Segundo o veredicto, a Polónia concordou com a recolocação de 100 requerentes de asilo mas depois não recebeu nenhum, a República Checa aceitou 50 mas recebeu apenas 12, e a Hungria não indicou sequer um número de pessoas que poderia acolher. “Ao recusar-se a cumprir o mecanismo temporário para a recolocação de requerentes de protecção internacional, a Polónia, Hungria e a República Checa falharam no cumprimento das suas obrigações perante a lei da União Europeia”, declarou o Tribunal de Justiça da União Europeia num veredicto esta quinta-feira.

Como o esquema estava previsto até 2017, não haverá uma pena imediata para os três países, mas o veredicto do tribunal com sede no Luxemburgo diz que a Comissão Europeia ainda poderá decidir uma penalização. 

A presidente da Comissão Europeia, Ursula von der Leyen, disse esta quinta-feira que o veredicto “se refere ao passado, mas dá-nos orientação para o futuro”. Acrescentou que a Comissão está a trabalhar num novo pacto europeu para as migrações, mas não mencionou qualquer acção específica.

Para John Dalhuisen, analista no centro de estudos ESI (European Stability Initiative), com sede em Berlim, “o veredicto - embora fosse inevitável e necessário - sublinha a fraqueza da União Europeia mais do que aumenta a sua força”. 

Em declarações ao PÚBLICO, Dalhuisen comentou que o episódio que deu origem ao veredicto “mostra os perigos de a União Europeia ultrapassar o limite da verdadeira solidariedade que existe”.

Por isso, Dalhuisen não espera que o veredicto tenha um efeito prático na discussão do novo pacto para as migrações. “A decisão não muda a dinâmica. Os que querem encontrar estratégias de controlo de migração para a União Europeia que sejam baseadas na solidariedade não podem contar com alguns países. Não devem tentá-lo. Nem precisam de o fazer”, insistiu. 

Políticas vinculativas não são solução

O melhor modo de avançar é com “coligações de estados que estejam disponíveis [para estas soluções], apoiados por infra-estrutura e financiamento europeu”, argumenta Dalhuisen. “Esse é um modo muito melhor do que políticas europeias vinculativas - essa é a lição a tirar.”  

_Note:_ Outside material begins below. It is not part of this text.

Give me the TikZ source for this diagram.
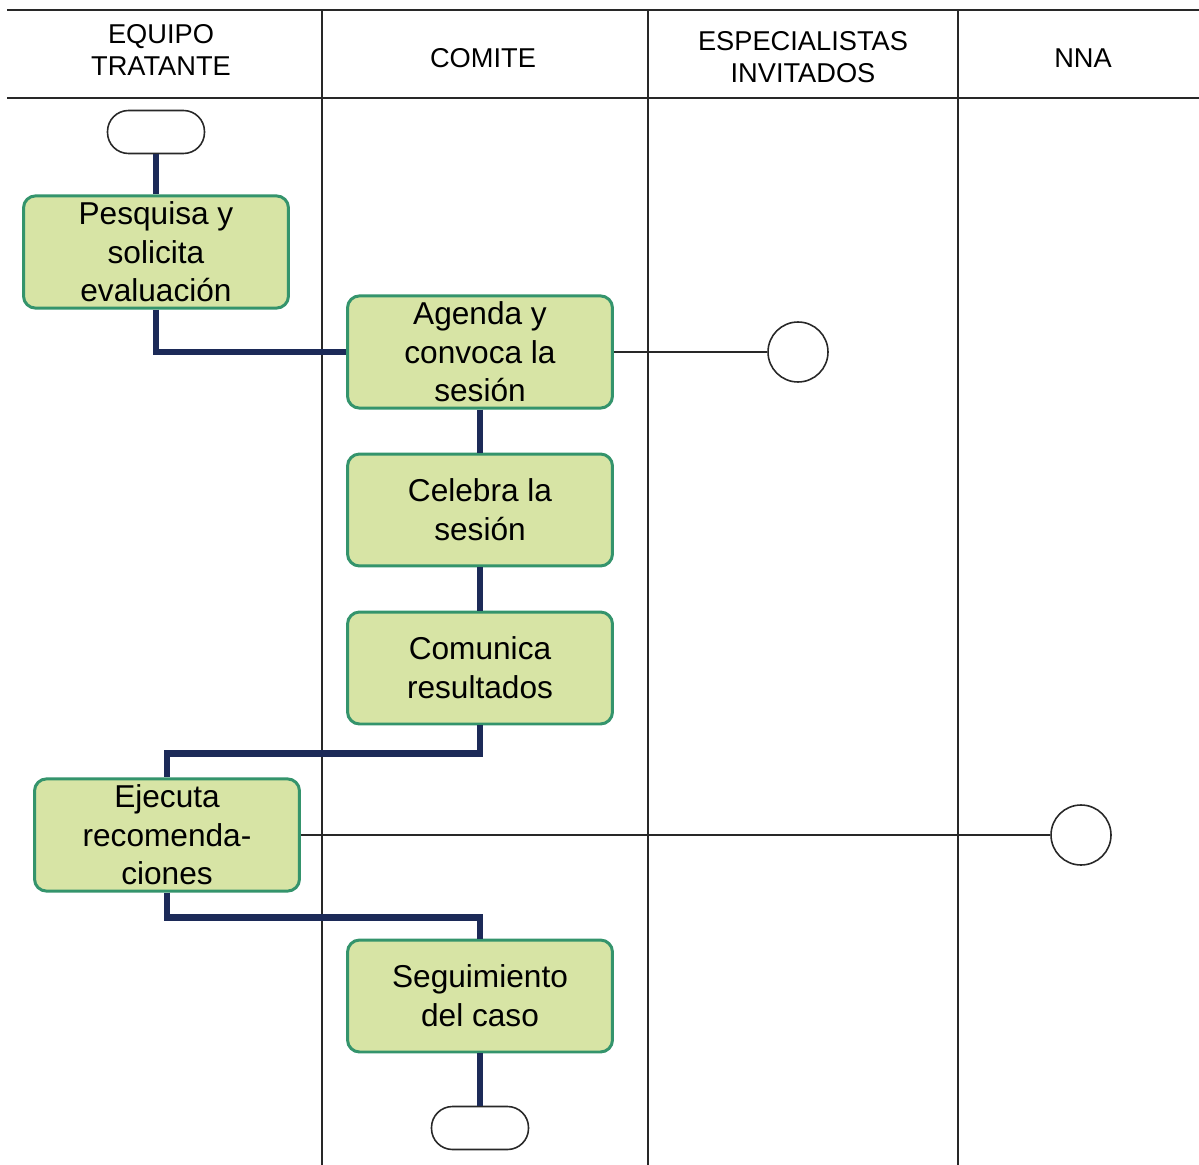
\documentclass[tikz,border=0pt]{standalone}
\usepackage{fontspec}
\setmainfont{Liberation Sans}
\definecolor{actfill}{RGB}{215,228,165}
\definecolor{actline}{RGB}{52,148,108}
\definecolor{flownavy}{RGB}{28,42,88}
\definecolor{laneline}{RGB}{40,40,40}
\usetikzlibrary{positioning,calc}

\begin{document}
\begin{tikzpicture}[x=0.02cm, y=-0.02cm,
  actbox/.style={draw=actline, line width=1.7pt, fill=actfill, rounded corners=0.24cm,
    minimum width=5.3cm, minimum height=2.24cm, align=center,
    font=\fontsize{18}{22}\selectfont},
  endcap/.style={draw=laneline, line width=0.9pt, fill=white, rounded corners=0.42cm,
    minimum width=1.94cm, minimum height=0.86cm},
  lanehead/.style={align=center, font=\fontsize{15.5}{18.5}\selectfont},
  msgcircle/.style={draw=laneline, line width=0.9pt, circle, minimum size=1.2cm, fill=white},
  flow/.style={flownavy, line width=3.8pt},
  msg/.style={laneline, line width=0.9pt}]

\useasboundingbox (0,0) rectangle (1199,1165);

% swimlanes
\draw[laneline, line width=0.9pt] (7,10) -- (1199,10);
\draw[laneline, line width=0.9pt] (7,98) -- (1199,98);
\foreach \lx in {322,648,958}
  \draw[laneline, line width=0.9pt] (\lx,10) -- (\lx,1165);

\node[lanehead] (h1) at (161,50) {EQUIPO\\TRATANTE};
\node[lanehead] (h2) at (483,58) {COMITE};
\node[lanehead] (h3) at (803,57) {ESPECIALISTAS\\INVITADOS};
\node[lanehead] (h4) at (1083,58) {NNA};

% activities
\node[endcap] (start) at (156,132) {};
\node[actbox] (pesq) at (156,252) {Pesquisa y\\solicita\\evaluación};
\node[actbox] (agen) at (480,352) {Agenda y\\convoca la\\sesión};
\node[actbox] (cele) at (480,510) {Celebra la\\sesión};
\node[actbox] (comu) at (480,668) {Comunica\\resultados};
\node[actbox] (ejec) at (167,835) {Ejecuta\\recomenda-\\ciones};
\node[actbox] (segu) at (480,996) {Seguimiento\\del caso};
\node[endcap] (stop) at (480,1128) {};

\node[msgcircle] (espc) at (798,352) {};
\node[msgcircle] (nnac) at (1081,835) {};

% flow
\draw[flow] (start.south) -- (pesq.north);
\draw[flow] (pesq.south) |- (agen.west);
\draw[flow] (agen.south) -- (cele.north);
\draw[flow] (cele.south) -- (comu.north);
\draw[flow] (comu.south) -- ++(0,28) -| (ejec.north);
\draw[flow] (ejec.south) -- ++(0,25) -| (segu.north);
\draw[flow] (segu.south) -- (stop.north);

% messages
\draw[msg] (agen.east) -- (espc.west);
\draw[msg] (ejec.east) -- (nnac.west);

\end{tikzpicture}
\end{document}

Para o advogado Omer Shatz, professor no instituto Sciences Po (Paris), que está a protagonizar, junto com Juan Branco, um processo contra a União Europeia no Tribunal Penal Internacional (TPI) por causa da política relativa a migração, este veredicto “não tem qualquer significado”.

“Na verdade, demonstra o falhanço total das políticas de migração da União Europeia, tanto externas como internas, que não são apenas violações dos direitos humanos de cada Estado sob a lei internacional, mas que correspondem a crimes contra a humanidade e levam a responsabilidade criminal dos responsáveis europeus”, declarou ao PÚBLICO, evocando o cerne do caso que apresentou no TPI - que as mortes no Mediterrâneo resultam de políticas europeias destinadas a dissuadir as pessoas de tentar chegar deste modo à UE.

Shatz também aponta que o esquema de recolocação era uma parte de uma política que vê como “problemática” porque deixa ainda assim uma grande parte dos requerentes de asilo nos países de chegada: “O objectivo era recolocar 40 mil no total de um milhão de requerentes de asilo”, nota, quando a população total dos 27 era de 512 milhões de pessoas.

O advogado argumentou que “a Comissão Europeia que está a quebrar a lei internacional e a ser cúmplice em crimes de guerra”, invocando ainda o acordo com a Líbia em que os requerentes de asilo são deixados em campos e sujeitos a tortura, e onde a guarda costeira líbia que recebe financiamento da União Europeia é por vezes a mesma que organiza, e lucra, com as viagens dos refugiados pelo mar. Esta Comissão Europeia “não pode esperar que os seus Estados membros cumpram os seus esquemas superficiais”.

Dalhuisen, pelo seu lado, acrescentou que a decisão não demoverá, pelo contrário, só dará força à atitude dos países condenados. As primeiras reacções mostram isto mesmo.

A ministra da Justiça da Hungria, Judit Varga, argumentou que o seu Governo “tinha razão”, já que o esquema de recolocação “morreu”. E declarou num comunicado que o veredicto é “especialmente chocante dado que quase nenhum país implementou totalmente as quotas decididas em 2015”. 

A Polónia também disse, num comunicado citado pelo New York Times, que o facto de a Comissão só ter apresentado queixa contra três países “mostra que não trata todos os países de igual modo”.